• [Given request]
Output the material beneath this task exactly, images excluded.
-- begin Material supplied --
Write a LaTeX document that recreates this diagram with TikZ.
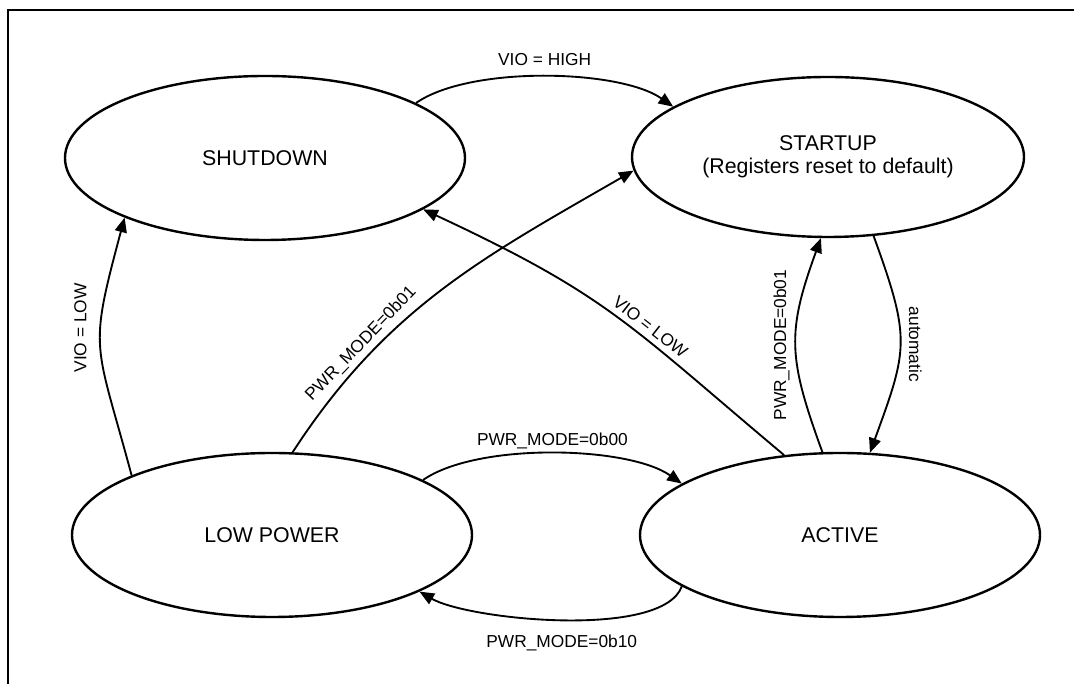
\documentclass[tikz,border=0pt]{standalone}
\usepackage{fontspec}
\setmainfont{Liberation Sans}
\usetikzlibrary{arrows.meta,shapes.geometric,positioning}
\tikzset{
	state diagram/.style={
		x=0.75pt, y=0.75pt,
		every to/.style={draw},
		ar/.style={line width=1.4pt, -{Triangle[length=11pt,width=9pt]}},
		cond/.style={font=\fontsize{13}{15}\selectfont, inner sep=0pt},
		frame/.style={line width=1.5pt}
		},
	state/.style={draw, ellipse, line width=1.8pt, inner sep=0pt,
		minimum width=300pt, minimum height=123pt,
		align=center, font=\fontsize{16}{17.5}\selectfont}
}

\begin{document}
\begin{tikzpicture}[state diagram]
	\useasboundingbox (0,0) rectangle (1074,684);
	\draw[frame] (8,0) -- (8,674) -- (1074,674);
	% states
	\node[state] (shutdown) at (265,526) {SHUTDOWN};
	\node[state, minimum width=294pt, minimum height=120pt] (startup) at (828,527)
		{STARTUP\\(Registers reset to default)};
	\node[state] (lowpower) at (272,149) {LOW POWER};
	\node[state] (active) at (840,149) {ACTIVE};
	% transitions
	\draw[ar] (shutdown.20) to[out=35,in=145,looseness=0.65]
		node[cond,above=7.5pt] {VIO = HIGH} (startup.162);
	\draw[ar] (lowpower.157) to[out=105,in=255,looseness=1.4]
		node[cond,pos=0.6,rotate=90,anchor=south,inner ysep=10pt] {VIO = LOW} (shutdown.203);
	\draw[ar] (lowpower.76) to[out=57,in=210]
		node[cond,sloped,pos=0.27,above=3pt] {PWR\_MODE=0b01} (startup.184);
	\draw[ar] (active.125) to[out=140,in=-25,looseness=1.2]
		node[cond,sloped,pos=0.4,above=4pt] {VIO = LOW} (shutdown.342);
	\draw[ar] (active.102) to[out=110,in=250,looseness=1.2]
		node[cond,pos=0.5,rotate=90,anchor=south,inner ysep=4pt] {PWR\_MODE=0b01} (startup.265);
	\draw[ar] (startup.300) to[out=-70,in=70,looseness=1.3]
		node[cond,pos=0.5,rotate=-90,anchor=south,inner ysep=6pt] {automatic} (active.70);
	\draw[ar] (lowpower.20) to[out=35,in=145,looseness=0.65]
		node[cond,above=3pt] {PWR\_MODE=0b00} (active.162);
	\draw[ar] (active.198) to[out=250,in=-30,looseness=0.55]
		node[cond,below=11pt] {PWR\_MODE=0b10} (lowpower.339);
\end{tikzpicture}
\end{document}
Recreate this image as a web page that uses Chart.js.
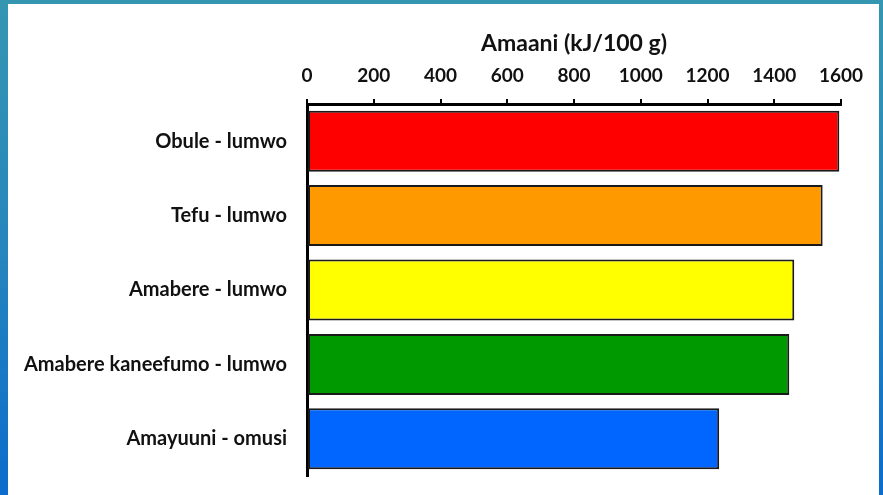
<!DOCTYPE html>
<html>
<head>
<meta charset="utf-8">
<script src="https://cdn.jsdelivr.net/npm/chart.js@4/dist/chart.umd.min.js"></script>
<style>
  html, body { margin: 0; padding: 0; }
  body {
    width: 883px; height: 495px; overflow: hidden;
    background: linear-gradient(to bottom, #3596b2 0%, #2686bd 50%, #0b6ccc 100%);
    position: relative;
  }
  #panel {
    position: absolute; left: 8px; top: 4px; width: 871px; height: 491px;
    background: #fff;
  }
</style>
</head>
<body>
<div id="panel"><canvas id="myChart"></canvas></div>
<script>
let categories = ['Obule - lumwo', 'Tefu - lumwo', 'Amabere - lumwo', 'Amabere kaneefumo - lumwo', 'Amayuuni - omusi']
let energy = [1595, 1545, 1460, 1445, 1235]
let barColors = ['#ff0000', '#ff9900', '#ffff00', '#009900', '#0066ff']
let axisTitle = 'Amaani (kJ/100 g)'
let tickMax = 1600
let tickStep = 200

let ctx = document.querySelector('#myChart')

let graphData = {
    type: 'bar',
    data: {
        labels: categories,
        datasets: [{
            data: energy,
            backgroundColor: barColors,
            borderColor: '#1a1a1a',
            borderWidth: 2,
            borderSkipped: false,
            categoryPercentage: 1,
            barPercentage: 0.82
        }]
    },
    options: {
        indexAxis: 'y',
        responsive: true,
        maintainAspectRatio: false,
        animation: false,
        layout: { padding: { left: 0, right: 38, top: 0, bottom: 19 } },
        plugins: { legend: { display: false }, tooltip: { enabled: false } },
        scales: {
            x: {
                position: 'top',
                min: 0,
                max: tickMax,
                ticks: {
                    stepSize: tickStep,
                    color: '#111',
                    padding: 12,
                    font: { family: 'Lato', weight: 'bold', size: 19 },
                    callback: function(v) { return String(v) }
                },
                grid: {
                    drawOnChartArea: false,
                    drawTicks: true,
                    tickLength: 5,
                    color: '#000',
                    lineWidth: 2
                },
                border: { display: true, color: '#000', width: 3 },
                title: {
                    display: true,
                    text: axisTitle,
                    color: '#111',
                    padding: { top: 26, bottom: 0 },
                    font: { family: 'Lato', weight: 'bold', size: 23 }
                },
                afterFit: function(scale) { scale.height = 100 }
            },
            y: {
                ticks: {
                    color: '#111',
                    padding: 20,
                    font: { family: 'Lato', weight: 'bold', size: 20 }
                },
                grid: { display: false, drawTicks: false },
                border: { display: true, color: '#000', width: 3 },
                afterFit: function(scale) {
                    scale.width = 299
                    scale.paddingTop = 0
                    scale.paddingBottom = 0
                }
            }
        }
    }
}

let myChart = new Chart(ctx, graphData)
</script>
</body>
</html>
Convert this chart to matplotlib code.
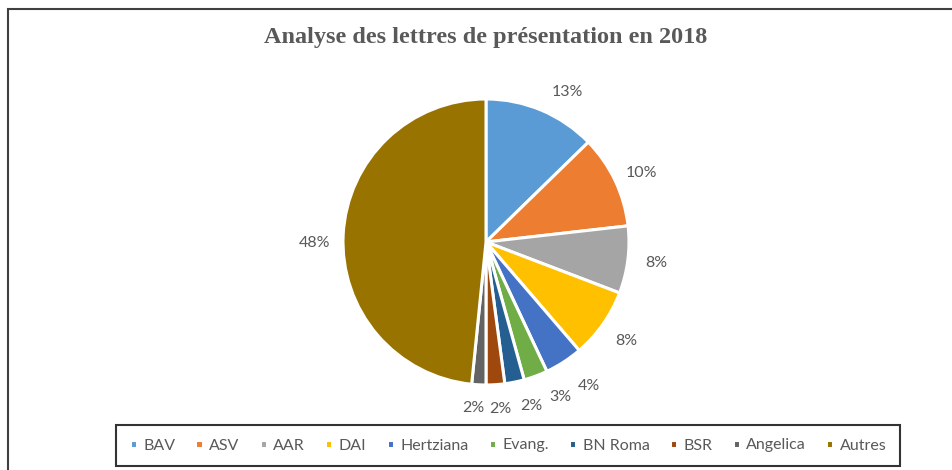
-- end Material supplied --
• [Solved exercise]
Write a LaTeX document that recreates this diagram with TikZ.
\documentclass[tikz,border=0pt]{standalone}
\usepackage{fontspec}
\setmainfont{Liberation Sans}
\usetikzlibrary{arrows.meta,shapes.geometric,positioning}
\tikzset{
	state diagram/.style={
		x=0.75pt, y=0.75pt,
		every to/.style={draw},
		ar/.style={line width=1.4pt, -{Triangle[length=11pt,width=9pt]}},
		cond/.style={font=\fontsize{13}{15}\selectfont, inner sep=0pt},
		frame/.style={line width=1.5pt}
		},
	state/.style={draw, ellipse, line width=1.8pt, inner sep=0pt,
		minimum width=300pt, minimum height=123pt,
		align=center, font=\fontsize{16}{17.5}\selectfont}
}

\begin{document}
\begin{tikzpicture}[state diagram]
	\useasboundingbox (0,0) rectangle (1074,684);
	\draw[frame] (8,0) -- (8,674) -- (1074,674);
	% states
	\node[state] (shutdown) at (265,526) {SHUTDOWN};
	\node[state, minimum width=294pt, minimum height=120pt] (startup) at (828,527)
		{STARTUP\\(Registers reset to default)};
	\node[state] (lowpower) at (272,149) {LOW POWER};
	\node[state] (active) at (840,149) {ACTIVE};
	% transitions
	\draw[ar] (shutdown.20) to[out=35,in=145,looseness=0.65]
		node[cond,above=7.5pt] {VIO = HIGH} (startup.162);
	\draw[ar] (lowpower.157) to[out=105,in=255,looseness=1.4]
		node[cond,pos=0.6,rotate=90,anchor=south,inner ysep=10pt] {VIO = LOW} (shutdown.203);
	\draw[ar] (lowpower.76) to[out=57,in=210]
		node[cond,sloped,pos=0.27,above=3pt] {PWR\_MODE=0b01} (startup.184);
	\draw[ar] (active.125) to[out=140,in=-25,looseness=1.2]
		node[cond,sloped,pos=0.4,above=4pt] {VIO = LOW} (shutdown.342);
	\draw[ar] (active.102) to[out=110,in=250,looseness=1.2]
		node[cond,pos=0.5,rotate=90,anchor=south,inner ysep=4pt] {PWR\_MODE=0b01} (startup.265);
	\draw[ar] (startup.300) to[out=-70,in=70,looseness=1.3]
		node[cond,pos=0.5,rotate=-90,anchor=south,inner ysep=6pt] {automatic} (active.70);
	\draw[ar] (lowpower.20) to[out=35,in=145,looseness=0.65]
		node[cond,above=3pt] {PWR\_MODE=0b00} (active.162);
	\draw[ar] (active.198) to[out=250,in=-30,looseness=0.55]
		node[cond,below=11pt] {PWR\_MODE=0b10} (lowpower.339);
\end{tikzpicture}
\end{document}
Recreate this image as a web page that uses Chart.js.
<!DOCTYPE html>
<html>
<head>
<meta charset="utf-8">
<script src="https://cdn.jsdelivr.net/npm/chart.js@4/dist/chart.umd.min.js"></script>
<style>
  html, body { margin: 0; padding: 0; }
  body {
    width: 883px; height: 495px; overflow: hidden;
    background: linear-gradient(to bottom, #3596b2 0%, #2686bd 50%, #0b6ccc 100%);
    position: relative;
  }
  #panel {
    position: absolute; left: 8px; top: 4px; width: 871px; height: 491px;
    background: #fff;
  }
</style>
</head>
<body>
<div id="panel"><canvas id="myChart"></canvas></div>
<script>
let categories = ['Obule - lumwo', 'Tefu - lumwo', 'Amabere - lumwo', 'Amabere kaneefumo - lumwo', 'Amayuuni - omusi']
let energy = [1595, 1545, 1460, 1445, 1235]
let barColors = ['#ff0000', '#ff9900', '#ffff00', '#009900', '#0066ff']
let axisTitle = 'Amaani (kJ/100 g)'
let tickMax = 1600
let tickStep = 200

let ctx = document.querySelector('#myChart')

let graphData = {
    type: 'bar',
    data: {
        labels: categories,
        datasets: [{
            data: energy,
            backgroundColor: barColors,
            borderColor: '#1a1a1a',
            borderWidth: 2,
            borderSkipped: false,
            categoryPercentage: 1,
            barPercentage: 0.82
        }]
    },
    options: {
        indexAxis: 'y',
        responsive: true,
        maintainAspectRatio: false,
        animation: false,
        layout: { padding: { left: 0, right: 38, top: 0, bottom: 19 } },
        plugins: { legend: { display: false }, tooltip: { enabled: false } },
        scales: {
            x: {
                position: 'top',
                min: 0,
                max: tickMax,
                ticks: {
                    stepSize: tickStep,
                    color: '#111',
                    padding: 12,
                    font: { family: 'Lato', weight: 'bold', size: 19 },
                    callback: function(v) { return String(v) }
                },
                grid: {
                    drawOnChartArea: false,
                    drawTicks: true,
                    tickLength: 5,
                    color: '#000',
                    lineWidth: 2
                },
                border: { display: true, color: '#000', width: 3 },
                title: {
                    display: true,
                    text: axisTitle,
                    color: '#111',
                    padding: { top: 26, bottom: 0 },
                    font: { family: 'Lato', weight: 'bold', size: 23 }
                },
                afterFit: function(scale) { scale.height = 100 }
            },
            y: {
                ticks: {
                    color: '#111',
                    padding: 20,
                    font: { family: 'Lato', weight: 'bold', size: 20 }
                },
                grid: { display: false, drawTicks: false },
                border: { display: true, color: '#000', width: 3 },
                afterFit: function(scale) {
                    scale.width = 299
                    scale.paddingTop = 0
                    scale.paddingBottom = 0
                }
            }
        }
    }
}

let myChart = new Chart(ctx, graphData)
</script>
</body>
</html>
Convert this chart to matplotlib code.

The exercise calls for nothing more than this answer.